Multidecade incarceration is a uniquely American phenomenon that haunts the underpinnings of our democracy. While the United States makes up about 4% of the world population, it holds an estimated 40% of the world’s life-sentenced population, including 83% of persons serving life without the possibility of parole (the initial sentence the Menendez brothers were serving before a May resentencing that put parole back on the table).
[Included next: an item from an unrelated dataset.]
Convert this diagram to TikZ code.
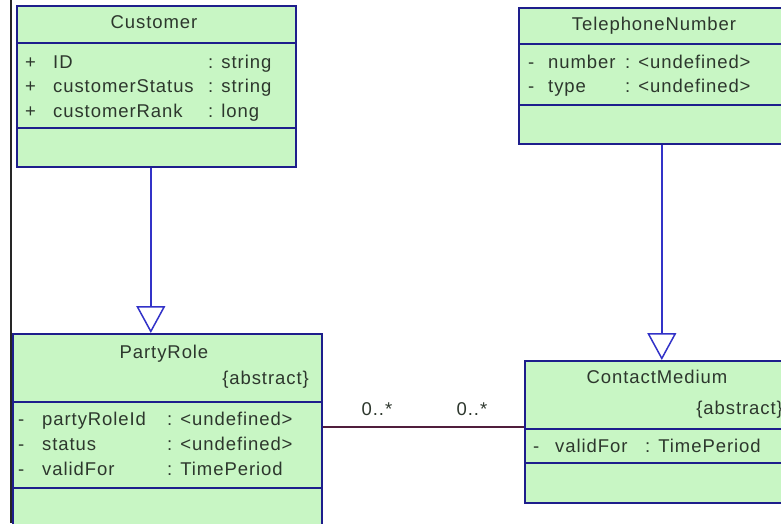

But the key question at the heart of the Menendez case in 2025 is not whether the brothers were model inmates or eliminated all possible doubt of re-offense — it is whether three and a half decades behind bars for anyone is just. The California parole board’s inability to see the “big picture” in the Menendez case raises major concerns about the future success of longtime incarcerated people seeking parole all over California, especially those who do not have a fraction of the mitigating circumstances that the Menendez brothers do. Especially those who are not white, wealthy and subjects of a popular Netflix series. And if you have violence on your prison record from trying to survive one of the most inherently violent places on Earth? Forget about it.

California is at the forefront of progressive ideology in many areas: Reproductive freedom. LGBTQ rights. Environmental justice. Yet the state continues to elude meaningful criminal legal progress. Granting the Menendez brothers parole was an opportunity for the Newsom administration to update its stance on draconian sentences, punitive logic and mass incarceration. It was an opportunity for our country’s most forward-thinking state to take a baby step toward defying prison sentences that other democracies, including much of Europe, have deemed unjust. It was an opportunity to redefine rehabilitation not as a “politician’s word” — to quote Morgan Freeman’s character, Redd, in “The Shawshank Redemption” — but as an ever-evolving journey rarely reflected by performance in prison. Ultimately, the Menendez parole hearing was an opportunity that the Newsom administration forfeited in favor of still waters and — just maybe — limiting the ammunition of MAGA political opponents currying old-guard “tough on crime” rhetoric and fearmongering tactics.

The key question at the heart of the Menendez case in 2025 is not whether the brothers were model inmates or eliminated all possible doubt of re-offense — it is whether three and a half decades behind bars for anyone is just.

There is still hope for the brothers. They will be eligible for parole again in three years and are exploring retrial and clemency options with their attorneys. But there are thousands of inmates across California and the United States whose pathway to freedom is all the more narrow because of what the Menendez parole decision represents about the pro-carceral status quo in even our bluest state. And to those without pathways to freedom (serving life without parole sentences), California has all but signified with this decision that even a unicorn resentencing opportunity will not unshackle you.

Although recidivism rates for homicide offenders are the lowest of any crime, our elected officials continue to lead with fear over compassion when it comes to prison “lifers.” The Menendez parole hearings were a missed opportunity not only to liberate two men who have served their time — but also for California to liberate itself from outdated notions of punishment and justice.